In May, the whole world watched as the Writers Guild of America went on strike. While there were many reasons that triggered this walkout, one of the major issues was residuals for shows on streaming services, which pay writers a much smaller amount than television networks. After months of bringing Hollywood to a virtual standstill, it seems like the protests have finally secured a tentative agreement with major studios.
This announcement comes after 146 days of striking. If the agreement goes through, it will not only help current writers in Hollywood, but future workers as well. “We can say, with great pride, that this deal is exceptional—with meaningful gains and protections for writers in every sector of the membership,” the WGA's negotiating committee writes. For now, the details are unavailable as it is still in the finalizing process. “What we have won in this contract—most particularly, everything we have gained since May 2nd—is due to the willingness of this membership to exercise its power, to demonstrate its solidarity, to walk side-by-side, to endure the pain and uncertainty of the past 146 days,” the committee adds.
SAG-AFTRA also offered its congratulations to the WGA for reaching a potential agreement with the Association of Motion Pictures and Television Producers (AMPTP). “SAG-AFTRA congratulates the WGA on reaching a tentative agreement with the AMPTP after 146 days of incredible strength, resiliency, and solidarity on the picket lines,” SAG-AFTRA says in a statement. “Since the day the WGA strike began, SAG-AFTRA members have stood alongside the writers on the picket lines. We remain on strike in our TV/Theatrical contract and continue to urge the studio and streamer CEOs and the AMPTP to return to the table and make the fair deal that our members deserve and demand.” SAG-AFTRA's strike has been going on since July 14.
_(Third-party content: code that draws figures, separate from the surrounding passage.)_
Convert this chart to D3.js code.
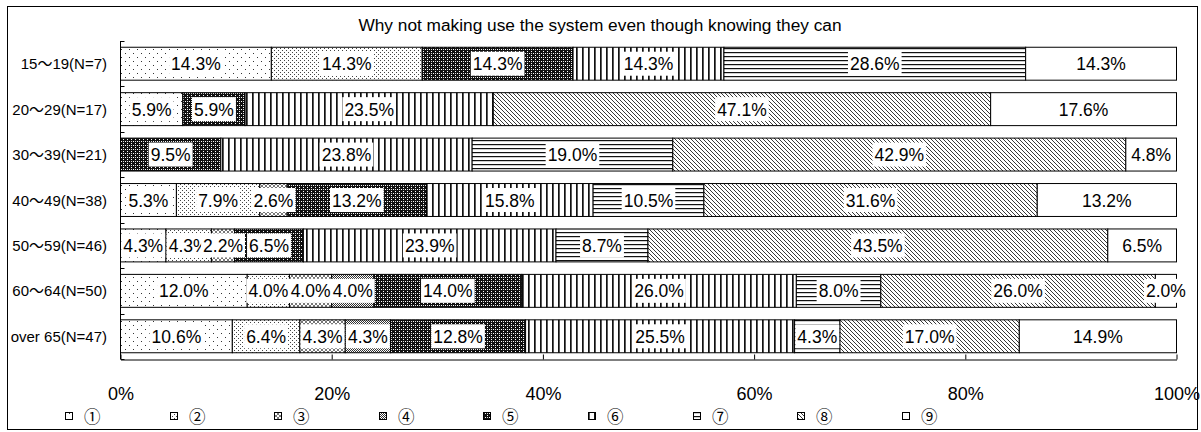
<!DOCTYPE html>
<html>
<head>
<meta charset="utf-8">
<script src="https://cdn.jsdelivr.net/npm/d3@7"></script>
<style>
  html, body { margin: 0; padding: 0; background: #fff; }
  svg { display: block; }
  text { font-family: "Liberation Sans", Arial, "Noto Sans CJK JP", sans-serif; fill: #000; }
</style>
</head>
<body>
<svg id="chart" width="1201" height="432"></svg>
<script>
// Age groups (top to bottom) and the share of each reason ①–⑨ in percent
const categories = ["15～19(N=7)", "20～29(N=17)", "30～39(N=21)", "40～49(N=38)",
                    "50～59(N=46)", "60～64(N=50)", "over 65(N=47)"];
const seriesNames = ["①", "②", "③", "④", "⑤", "⑥", "⑦", "⑧", "⑨"];
const reason1 = [14.3, 5.9, 0, 5.3, 4.3, 12.0, 10.6];
const reason2 = [14.3, 0, 0, 7.9, 4.3, 4.0, 6.4];
const reason3 = [0, 0, 0, 2.6, 2.2, 4.0, 4.3];
const reason4 = [0, 0, 0, 0, 0, 4.0, 4.3];
const reason5 = [14.3, 5.9, 9.5, 13.2, 6.5, 14.0, 12.8];
const reason6 = [14.3, 23.5, 23.8, 15.8, 23.9, 26.0, 25.5];
const reason7 = [28.6, 0, 19.0, 10.5, 8.7, 8.0, 4.3];
const reason8 = [0, 47.1, 42.9, 31.6, 43.5, 26.0, 17.0];
const reason9 = [14.3, 17.6, 4.8, 13.2, 6.5, 2.0, 14.9];
const xTicks = [0, 0.2, 0.4, 0.6, 0.8, 1.0];
const titleText = "Why not making use the system even though knowing they can";

const seriesValues = [reason1, reason2, reason3, reason4, reason5, reason6, reason7, reason8, reason9];
const rows = categories.map((c, i) => {
  const r = { cat: c };
  seriesNames.forEach((s, k) => { r[s] = seriesValues[k][i]; });
  return r;
});

const svg = d3.select("#chart");

// Outer frame
svg.append("rect").attr("x", 7.5).attr("y", 6.5).attr("width", 1190).attr("height", 423)
  .attr("fill", "#fff").attr("stroke", "#000").attr("stroke-width", 1);

// Fill patterns, one per reason
const defs = svg.append("defs");
function pat(id, w, h, draw) {
  const p = defs.append("pattern").attr("id", id).attr("patternUnits", "userSpaceOnUse")
    .attr("width", w).attr("height", h);
  p.append("rect").attr("width", w).attr("height", h).attr("fill", "#fff");
  draw(p);
}
const dot = (p, x, y, c) => p.append("rect").attr("x", x).attr("y", y).attr("width", 1).attr("height", 1).attr("fill", c || "#000");
pat("p1", 8, 8, p => { dot(p, 1, 1, "#333"); dot(p, 5, 5, "#333"); });
pat("p2", 4, 4, p => { dot(p, 0, 0, "#444"); dot(p, 2, 2, "#444"); });
pat("p3", 4, 4, p => {
  p.append("path").attr("d", "M0,0L4,4M4,0L0,4").attr("stroke", "#555").attr("stroke-width", 0.8);
});
pat("p4", 2, 2, p => { dot(p, 0, 0, "#333"); dot(p, 1, 1, "#333"); });
pat("p5", 4, 4, p => {
  p.select("rect").attr("fill", "#111");
  dot(p, 1, 1, "#fff"); dot(p, 3, 3, "#fff"); dot(p, 3, 1, "#ddd");
});
pat("p6", 6, 6, p => {
  p.append("rect").attr("x", 0).attr("y", 0).attr("width", 1.7).attr("height", 6).attr("fill", "#111");
});
pat("p7", 4, 4, p => {
  p.append("rect").attr("x", 0).attr("y", 0).attr("width", 4).attr("height", 1.2).attr("fill", "#111");
});
pat("p8", 4, 4, p => {
  p.append("path").attr("d", "M-1,-1L5,5M-1,3L1,5M3,-1L5,1").attr("stroke", "#222").attr("stroke-width", 0.9);
});
pat("p9", 4, 4, p => {});
const fills = seriesNames.map((s, i) => `url(#p${i + 1})`);

// Scales
const x0 = 120.5, x1 = 1176.5;
const yTop = 41, yBottom = 359;
const x = d3.scaleLinear().domain([0, 1]).range([x0, x1]);
const y = d3.scaleBand().domain(categories).range([yTop, yBottom]).paddingInner(0.275).paddingOuter(0.1375);

// Title
svg.append("text").attr("x", 600).attr("y", 31).attr("text-anchor", "middle")
  .attr("font-size", 17.3).text(titleText);

// Stacked bars normalised to 100%
const stack = d3.stack().keys(seriesNames).offset(d3.stackOffsetExpand);
const layers = stack(rows);

const gBars = svg.append("g");
layers.forEach((layer, k) => {
  gBars.selectAll(null).data(layer.filter(d => d[1] - d[0] > 0)).join("rect")
    .attr("x", d => x(d[0]))
    .attr("y", d => y(d.data.cat))
    .attr("width", d => x(d[1]) - x(d[0]))
    .attr("height", y.bandwidth())
    .attr("fill", fills[k])
    .attr("stroke", "#000").attr("stroke-width", 1);
});

// Value labels on white boxes
const gLab = svg.append("g");
layers.forEach((layer, k) => {
  layer.forEach(d => {
    const v = d.data[seriesNames[k]];
    if (!(v > 0)) return;
    const cx = (x(d[0]) + x(d[1])) / 2;
    const cy = y(d.data.cat) + y.bandwidth() / 2;
    const g = gLab.append("g");
    const bg = g.append("rect").attr("fill", "#fff");
    const t = g.append("text").attr("x", cx).attr("y", cy + 6.5).attr("text-anchor", "middle")
      .attr("font-size", 17.5).text(v.toFixed(1) + "%");
    const bb = t.node().getBBox();
    bg.attr("x", bb.x - 2).attr("y", cy - 12).attr("width", bb.width + 4).attr("height", 24);
  });
});

// Category axis
const yAxis = svg.append("g");
yAxis.append("line").attr("x1", x0).attr("x2", x0).attr("y1", yTop).attr("y2", yBottom).attr("stroke", "#000");
d3.range(categories.length + 1).forEach(i => {
  const yy = Math.round(yTop + i * y.step()) + 0.5;
  yAxis.append("line").attr("x1", x0).attr("x2", x0 + 4).attr("y1", yy).attr("y2", yy).attr("stroke", "#000");
});
categories.forEach(c => {
  yAxis.append("text").attr("x", 107).attr("y", y(c) + y.bandwidth() / 2 + 5.5)
    .attr("text-anchor", "end").attr("font-size", 15).text(c);
});

// Value axis
const xAxis = d3.axisBottom(x).tickValues(xTicks).tickFormat(d3.format(".0%"))
  .tickSizeInner(-5).tickSizeOuter(0);
const gx = svg.append("g").attr("transform", `translate(0,${yBottom + 0.5})`).call(xAxis);
gx.select(".domain").attr("stroke", "#000");
gx.selectAll(".tick line").attr("stroke", "#000");
gx.selectAll(".tick text").attr("y", 40).attr("dy", null).attr("font-size", 18)
  .attr("font-family", "Liberation Sans, Arial, sans-serif").attr("fill", "#000");

// Legend
const gLeg = svg.append("g");
seriesNames.forEach((s, i) => {
  const lx = Math.round(65 + i * 104.6);
  gLeg.append("rect").attr("x", lx + 0.5).attr("y", 412.5).attr("width", 7).attr("height", 7)
    .attr("fill", fills[i]).attr("stroke", "#000");
  gLeg.append("text").attr("x", lx + 19).attr("y", 423).attr("font-size", 16.5)
    .attr("font-family", "Noto Sans CJK JP, sans-serif").text(s);
});
</script>
</body>
</html>
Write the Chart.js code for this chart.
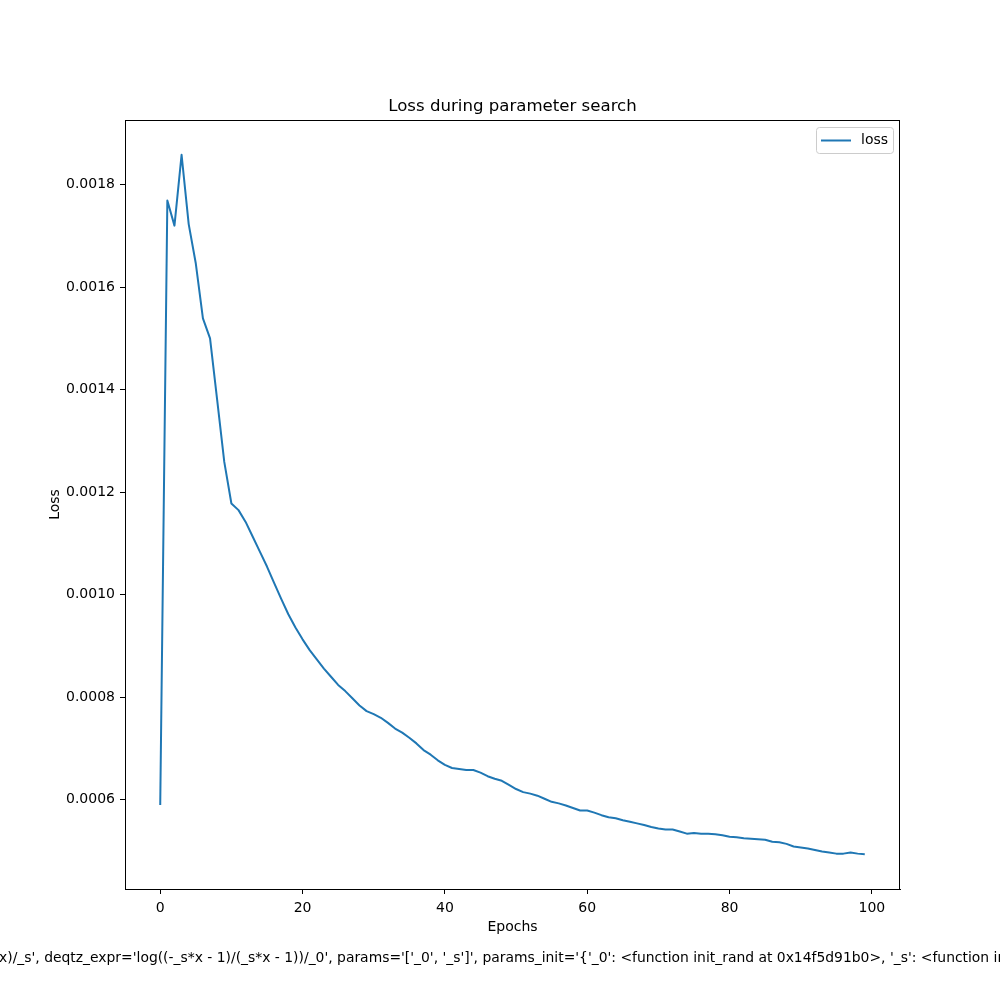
<!DOCTYPE html>
<html>
<head>
<meta charset="utf-8">
<script src="https://cdn.jsdelivr.net/npm/chart.js@4"></script>
<style>
  body { margin: 0; background: #fff; }
  canvas { display: block; }
</style>
</head>
<body>
<canvas id="lossCanvas" width="1000" height="1000"></canvas>
<script>
// Values, one per epoch (0..99)
const loss = [
    0.000590, 0.001769, 0.001720, 0.001858, 0.001723, 0.001646, 0.001539, 0.001500, 0.001380, 0.001259,
    0.001178, 0.001165, 0.001142, 0.001113, 0.001084, 0.001055, 0.001023, 0.000992, 0.000962, 0.000936,
    0.000913, 0.000892, 0.000874, 0.000856, 0.000840, 0.000824, 0.000812, 0.000798, 0.000784, 0.000773,
    0.000767, 0.000760, 0.000750, 0.000739, 0.000731, 0.000721, 0.000710, 0.000697, 0.000688, 0.000677,
    0.000668, 0.000662, 0.000660, 0.000658, 0.000658, 0.000653, 0.000646, 0.000641, 0.000637, 0.000629,
    0.000621, 0.000615, 0.000612, 0.000608, 0.000602, 0.000596, 0.000593, 0.000589, 0.000584, 0.000579,
    0.000579, 0.000575, 0.000570, 0.000566, 0.000564, 0.000560, 0.000557, 0.000554, 0.000551, 0.000547,
    0.000544, 0.000542, 0.000542, 0.000538, 0.000534, 0.000535, 0.000534, 0.000534, 0.000533, 0.000531,
    0.000528, 0.000527, 0.000525, 0.000524, 0.000523, 0.000522, 0.000518, 0.000517, 0.000514, 0.000509,
    0.000507, 0.000505, 0.000502, 0.000499, 0.000497, 0.000495, 0.000495, 0.000497, 0.000495, 0.000494
];

// Tick positions
const xTicks = [0, 20, 40, 60, 80, 100];
const yTicks = [0.0006, 0.0008, 0.0010, 0.0012, 0.0014, 0.0016, 0.0018];

const seriesLabel = 'loss';
const chartTitle = 'Loss during parameter search';
const footerText = "x)/_s', deqtz_expr='log((-_s*x - 1)/(_s*x - 1))/_0', params='['_0', '_s']', params_init='{'_0': <function init_rand at 0x14f5d91b0>, '_s': <function in";

const FONT = "'DejaVu Sans', sans-serif";
const BLUE = '#1f77b4';

// Frame, title, legend box and the long caption under the axes
const extras = {
    id: 'extras',
    afterDraw(chart) {
        const ctx = chart.ctx;
        const a = chart.chartArea;
        ctx.save();

        // full box around axes
        ctx.strokeStyle = '#000';
        ctx.lineWidth = 1;
        ctx.strokeRect(Math.round(a.left) + 0.5, Math.round(a.top) + 0.5,
            Math.round(a.right - a.left) - 1, Math.round(a.bottom - a.top));

        // title
        ctx.fillStyle = '#000';
        ctx.font = '16.6px ' + FONT;
        ctx.textAlign = 'center';
        ctx.textBaseline = 'middle';
        ctx.fillText(chartTitle, (a.left + a.right) / 2, 107);

        // legend
        const lx = a.right - 84, ly = a.top + 7, lw = 77, lh = 26;
        ctx.fillStyle = 'rgba(255,255,255,0.8)';
        ctx.strokeStyle = '#cccccc';
        ctx.beginPath();
        ctx.roundRect(lx + 0.5, ly + 0.5, lw, lh, 3);
        ctx.fill();
        ctx.stroke();
        ctx.strokeStyle = BLUE;
        ctx.lineWidth = 2;
        ctx.beginPath();
        ctx.moveTo(lx + 5, ly + 13.5);
        ctx.lineTo(lx + 35, ly + 13.5);
        ctx.stroke();
        ctx.fillStyle = '#000';
        ctx.font = '14px ' + FONT;
        ctx.textAlign = 'left';
        ctx.fillText(chart.data.datasets[0].label, lx + 45, ly + 13);

        // caption (clipped by the canvas edges, as in the original)
        ctx.font = '13.9px ' + FONT;
        ctx.textAlign = 'left';
        ctx.fillText(footerText, -1, 958);
        ctx.restore();
    }
};

const ctx = document.getElementById('lossCanvas').getContext('2d');
new Chart(ctx, {
    type: 'line',
    data: {
        datasets: [{
            label: seriesLabel,
            data: loss.map((v, i) => ({ x: i, y: v })),
            borderColor: BLUE,
            borderWidth: 2,
            borderJoinStyle: 'round',
            pointRadius: 0,
            tension: 0,
            fill: false
        }]
    },
    options: {
        responsive: false,
        animation: false,
        devicePixelRatio: 1,
        layout: { padding: { left: 0, right: 100, top: 120, bottom: 63 } },
        plugins: {
            legend: { display: false },
            title: { display: false },
            tooltip: { enabled: false }
        },
        scales: {
            x: {
                type: 'linear',
                min: -4.95,
                max: 103.95,
                grid: { display: true, drawOnChartArea: false, drawTicks: true, tickLength: 5, color: '#000' },
                border: { display: true, color: '#000', width: 1 },
                ticks: {
                    color: '#000',
                    font: { size: 14, family: FONT },
                    padding: 6,
                    maxRotation: 0,
                    autoSkip: false,
                    callback: v => String(v)
                },
                title: {
                    display: true,
                    text: 'Epochs',
                    color: '#000',
                    font: { size: 14, family: FONT },
                    padding: { top: 0, bottom: 1 }
                },
                afterBuildTicks: s => { s.ticks = xTicks.map(v => ({ value: v })); },
                afterFit: s => { s.height = 48; }
            },
            y: {
                type: 'linear',
                min: 0.000426,
                max: 0.001926,
                grid: { display: true, drawOnChartArea: false, drawTicks: true, tickLength: 5, color: '#000' },
                border: { display: true, color: '#000', width: 1 },
                ticks: {
                    color: '#000',
                    font: { size: 14, family: FONT },
                    padding: 5,
                    autoSkip: false,
                    callback: v => v.toFixed(4)
                },
                title: {
                    display: true,
                    text: 'Loss',
                    color: '#000',
                    font: { size: 14, family: FONT },
                    padding: { top: 47, bottom: 0 }
                },
                afterBuildTicks: s => { s.ticks = yTicks.map(v => ({ value: v })); },
                afterFit: s => { s.width = 125; }
            }
        }
    },
    plugins: [extras]
});
</script>
</body>
</html>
Members of both unions hope this agreement will pave the way for more job security for people in the WGA and SAG-AFTRA. “This was for the folks who are coming up behind me—that they have the opportunity to make a living,” Sal Calleros, writer and WGA strike captain, says. “So if we reached a good agreement on those big areas concerning residuals, AI, the number of writers in the room… Then the folks behind us will then have a shot to make this an actual career.”
While the fight for adequate pay and job security is not over yet, this development offers much-needed hope for writers, actors, and other workers in the industry.
The Writers Guild of America (WGA) has tentatively reached an agreement with studios.
This agreement comes after 146 days of strike.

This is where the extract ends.